◆ What you should do
Would you transcribe the whole listing exactly, minus its pictures?

◆ Data section
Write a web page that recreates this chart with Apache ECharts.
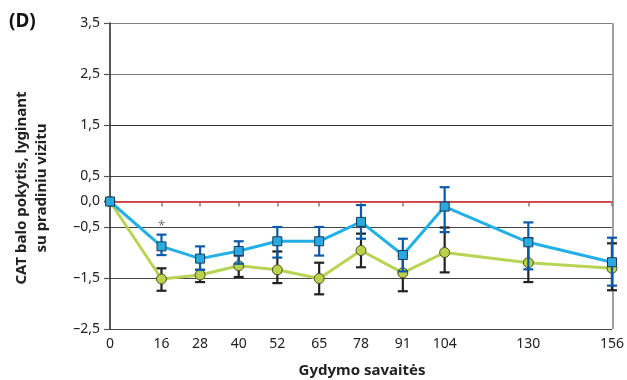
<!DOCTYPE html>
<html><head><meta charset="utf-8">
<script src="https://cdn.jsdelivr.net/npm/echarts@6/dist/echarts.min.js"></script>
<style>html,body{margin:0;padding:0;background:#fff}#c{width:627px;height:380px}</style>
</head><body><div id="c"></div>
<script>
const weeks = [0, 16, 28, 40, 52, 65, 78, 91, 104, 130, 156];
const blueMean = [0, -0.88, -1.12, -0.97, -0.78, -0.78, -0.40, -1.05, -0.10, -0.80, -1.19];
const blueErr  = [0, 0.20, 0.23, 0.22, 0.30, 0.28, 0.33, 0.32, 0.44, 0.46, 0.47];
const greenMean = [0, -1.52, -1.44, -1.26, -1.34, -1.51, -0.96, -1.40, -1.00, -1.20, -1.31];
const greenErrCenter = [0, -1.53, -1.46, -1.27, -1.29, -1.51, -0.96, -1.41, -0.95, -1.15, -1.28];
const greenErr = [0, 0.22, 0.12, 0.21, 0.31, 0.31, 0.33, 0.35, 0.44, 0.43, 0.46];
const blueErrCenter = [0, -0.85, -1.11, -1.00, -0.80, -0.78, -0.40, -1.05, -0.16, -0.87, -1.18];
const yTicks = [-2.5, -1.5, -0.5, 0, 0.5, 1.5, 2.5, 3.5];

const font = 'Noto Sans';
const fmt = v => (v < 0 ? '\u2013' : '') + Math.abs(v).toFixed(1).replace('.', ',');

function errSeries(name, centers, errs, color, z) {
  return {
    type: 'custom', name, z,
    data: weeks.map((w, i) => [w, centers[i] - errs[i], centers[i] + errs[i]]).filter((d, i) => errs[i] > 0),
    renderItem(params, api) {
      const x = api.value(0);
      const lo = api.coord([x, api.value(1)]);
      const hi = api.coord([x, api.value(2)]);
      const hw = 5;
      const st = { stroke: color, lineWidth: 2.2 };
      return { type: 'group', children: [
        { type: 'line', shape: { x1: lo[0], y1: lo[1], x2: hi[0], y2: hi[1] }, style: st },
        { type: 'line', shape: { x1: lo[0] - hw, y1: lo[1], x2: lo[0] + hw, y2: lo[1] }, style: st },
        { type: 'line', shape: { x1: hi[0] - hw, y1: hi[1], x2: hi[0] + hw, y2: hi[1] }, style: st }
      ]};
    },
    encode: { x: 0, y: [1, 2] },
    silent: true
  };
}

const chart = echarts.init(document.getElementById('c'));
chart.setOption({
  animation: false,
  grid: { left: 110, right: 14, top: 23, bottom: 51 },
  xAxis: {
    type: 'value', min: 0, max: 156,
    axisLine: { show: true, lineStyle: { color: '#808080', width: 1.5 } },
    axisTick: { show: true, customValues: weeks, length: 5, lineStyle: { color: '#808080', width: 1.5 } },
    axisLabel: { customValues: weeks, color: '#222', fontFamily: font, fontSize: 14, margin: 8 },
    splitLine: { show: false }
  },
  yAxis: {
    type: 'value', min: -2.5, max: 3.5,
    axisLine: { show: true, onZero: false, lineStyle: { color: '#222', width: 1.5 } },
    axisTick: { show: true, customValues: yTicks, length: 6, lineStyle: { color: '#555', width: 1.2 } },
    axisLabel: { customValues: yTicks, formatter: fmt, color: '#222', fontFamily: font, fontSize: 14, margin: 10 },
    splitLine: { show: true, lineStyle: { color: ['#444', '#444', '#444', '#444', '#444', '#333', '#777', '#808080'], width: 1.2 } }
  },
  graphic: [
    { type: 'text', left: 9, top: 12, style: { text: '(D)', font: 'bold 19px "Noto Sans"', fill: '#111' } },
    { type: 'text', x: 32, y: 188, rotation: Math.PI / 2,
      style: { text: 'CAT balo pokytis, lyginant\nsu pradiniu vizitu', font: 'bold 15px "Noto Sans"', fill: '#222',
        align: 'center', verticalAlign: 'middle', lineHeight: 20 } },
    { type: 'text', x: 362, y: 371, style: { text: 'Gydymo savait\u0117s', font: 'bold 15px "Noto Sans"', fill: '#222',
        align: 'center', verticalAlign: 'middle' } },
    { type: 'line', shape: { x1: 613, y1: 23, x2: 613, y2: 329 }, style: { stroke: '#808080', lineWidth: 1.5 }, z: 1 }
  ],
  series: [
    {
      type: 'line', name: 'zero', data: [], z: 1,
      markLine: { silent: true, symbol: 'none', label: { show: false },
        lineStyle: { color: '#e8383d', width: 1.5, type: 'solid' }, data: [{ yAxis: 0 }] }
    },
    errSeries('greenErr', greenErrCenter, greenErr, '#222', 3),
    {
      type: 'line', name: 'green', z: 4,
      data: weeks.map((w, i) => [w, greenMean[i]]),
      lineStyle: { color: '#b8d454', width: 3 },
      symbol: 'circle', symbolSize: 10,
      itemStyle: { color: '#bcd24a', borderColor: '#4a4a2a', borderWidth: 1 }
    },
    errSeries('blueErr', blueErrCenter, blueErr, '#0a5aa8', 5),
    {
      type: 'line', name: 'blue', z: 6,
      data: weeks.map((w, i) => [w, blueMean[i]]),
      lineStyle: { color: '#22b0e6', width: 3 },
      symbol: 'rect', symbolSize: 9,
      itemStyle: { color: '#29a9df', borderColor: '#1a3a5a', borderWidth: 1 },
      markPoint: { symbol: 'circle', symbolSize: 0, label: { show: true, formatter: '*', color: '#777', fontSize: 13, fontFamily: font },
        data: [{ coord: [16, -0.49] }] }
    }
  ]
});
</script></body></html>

◆ Exercise solution
Write a web page that recreates this chart with Apache ECharts.
<!DOCTYPE html>
<html><head><meta charset="utf-8">
<script src="https://cdn.jsdelivr.net/npm/echarts@6/dist/echarts.min.js"></script>
<style>html,body{margin:0;padding:0;background:#fff}#c{width:627px;height:380px}</style>
</head><body><div id="c"></div>
<script>
const weeks = [0, 16, 28, 40, 52, 65, 78, 91, 104, 130, 156];
const blueMean = [0, -0.88, -1.12, -0.97, -0.78, -0.78, -0.40, -1.05, -0.10, -0.80, -1.19];
const blueErr  = [0, 0.20, 0.23, 0.22, 0.30, 0.28, 0.33, 0.32, 0.44, 0.46, 0.47];
const greenMean = [0, -1.52, -1.44, -1.26, -1.34, -1.51, -0.96, -1.40, -1.00, -1.20, -1.31];
const greenErrCenter = [0, -1.53, -1.46, -1.27, -1.29, -1.51, -0.96, -1.41, -0.95, -1.15, -1.28];
const greenErr = [0, 0.22, 0.12, 0.21, 0.31, 0.31, 0.33, 0.35, 0.44, 0.43, 0.46];
const blueErrCenter = [0, -0.85, -1.11, -1.00, -0.80, -0.78, -0.40, -1.05, -0.16, -0.87, -1.18];
const yTicks = [-2.5, -1.5, -0.5, 0, 0.5, 1.5, 2.5, 3.5];

const font = 'Noto Sans';
const fmt = v => (v < 0 ? '\u2013' : '') + Math.abs(v).toFixed(1).replace('.', ',');

function errSeries(name, centers, errs, color, z) {
  return {
    type: 'custom', name, z,
    data: weeks.map((w, i) => [w, centers[i] - errs[i], centers[i] + errs[i]]).filter((d, i) => errs[i] > 0),
    renderItem(params, api) {
      const x = api.value(0);
      const lo = api.coord([x, api.value(1)]);
      const hi = api.coord([x, api.value(2)]);
      const hw = 5;
      const st = { stroke: color, lineWidth: 2.2 };
      return { type: 'group', children: [
        { type: 'line', shape: { x1: lo[0], y1: lo[1], x2: hi[0], y2: hi[1] }, style: st },
        { type: 'line', shape: { x1: lo[0] - hw, y1: lo[1], x2: lo[0] + hw, y2: lo[1] }, style: st },
        { type: 'line', shape: { x1: hi[0] - hw, y1: hi[1], x2: hi[0] + hw, y2: hi[1] }, style: st }
      ]};
    },
    encode: { x: 0, y: [1, 2] },
    silent: true
  };
}

const chart = echarts.init(document.getElementById('c'));
chart.setOption({
  animation: false,
  grid: { left: 110, right: 14, top: 23, bottom: 51 },
  xAxis: {
    type: 'value', min: 0, max: 156,
    axisLine: { show: true, lineStyle: { color: '#808080', width: 1.5 } },
    axisTick: { show: true, customValues: weeks, length: 5, lineStyle: { color: '#808080', width: 1.5 } },
    axisLabel: { customValues: weeks, color: '#222', fontFamily: font, fontSize: 14, margin: 8 },
    splitLine: { show: false }
  },
  yAxis: {
    type: 'value', min: -2.5, max: 3.5,
    axisLine: { show: true, onZero: false, lineStyle: { color: '#222', width: 1.5 } },
    axisTick: { show: true, customValues: yTicks, length: 6, lineStyle: { color: '#555', width: 1.2 } },
    axisLabel: { customValues: yTicks, formatter: fmt, color: '#222', fontFamily: font, fontSize: 14, margin: 10 },
    splitLine: { show: true, lineStyle: { color: ['#444', '#444', '#444', '#444', '#444', '#333', '#777', '#808080'], width: 1.2 } }
  },
  graphic: [
    { type: 'text', left: 9, top: 12, style: { text: '(D)', font: 'bold 19px "Noto Sans"', fill: '#111' } },
    { type: 'text', x: 32, y: 188, rotation: Math.PI / 2,
      style: { text: 'CAT balo pokytis, lyginant\nsu pradiniu vizitu', font: 'bold 15px "Noto Sans"', fill: '#222',
        align: 'center', verticalAlign: 'middle', lineHeight: 20 } },
    { type: 'text', x: 362, y: 371, style: { text: 'Gydymo savait\u0117s', font: 'bold 15px "Noto Sans"', fill: '#222',
        align: 'center', verticalAlign: 'middle' } },
    { type: 'line', shape: { x1: 613, y1: 23, x2: 613, y2: 329 }, style: { stroke: '#808080', lineWidth: 1.5 }, z: 1 }
  ],
  series: [
    {
      type: 'line', name: 'zero', data: [], z: 1,
      markLine: { silent: true, symbol: 'none', label: { show: false },
        lineStyle: { color: '#e8383d', width: 1.5, type: 'solid' }, data: [{ yAxis: 0 }] }
    },
    errSeries('greenErr', greenErrCenter, greenErr, '#222', 3),
    {
      type: 'line', name: 'green', z: 4,
      data: weeks.map((w, i) => [w, greenMean[i]]),
      lineStyle: { color: '#b8d454', width: 3 },
      symbol: 'circle', symbolSize: 10,
      itemStyle: { color: '#bcd24a', borderColor: '#4a4a2a', borderWidth: 1 }
    },
    errSeries('blueErr', blueErrCenter, blueErr, '#0a5aa8', 5),
    {
      type: 'line', name: 'blue', z: 6,
      data: weeks.map((w, i) => [w, blueMean[i]]),
      lineStyle: { color: '#22b0e6', width: 3 },
      symbol: 'rect', symbolSize: 9,
      itemStyle: { color: '#29a9df', borderColor: '#1a3a5a', borderWidth: 1 },
      markPoint: { symbol: 'circle', symbolSize: 0, label: { show: true, formatter: '*', color: '#777', fontSize: 13, fontFamily: font },
        data: [{ coord: [16, -0.49] }] }
    }
  ]
});
</script></body></html>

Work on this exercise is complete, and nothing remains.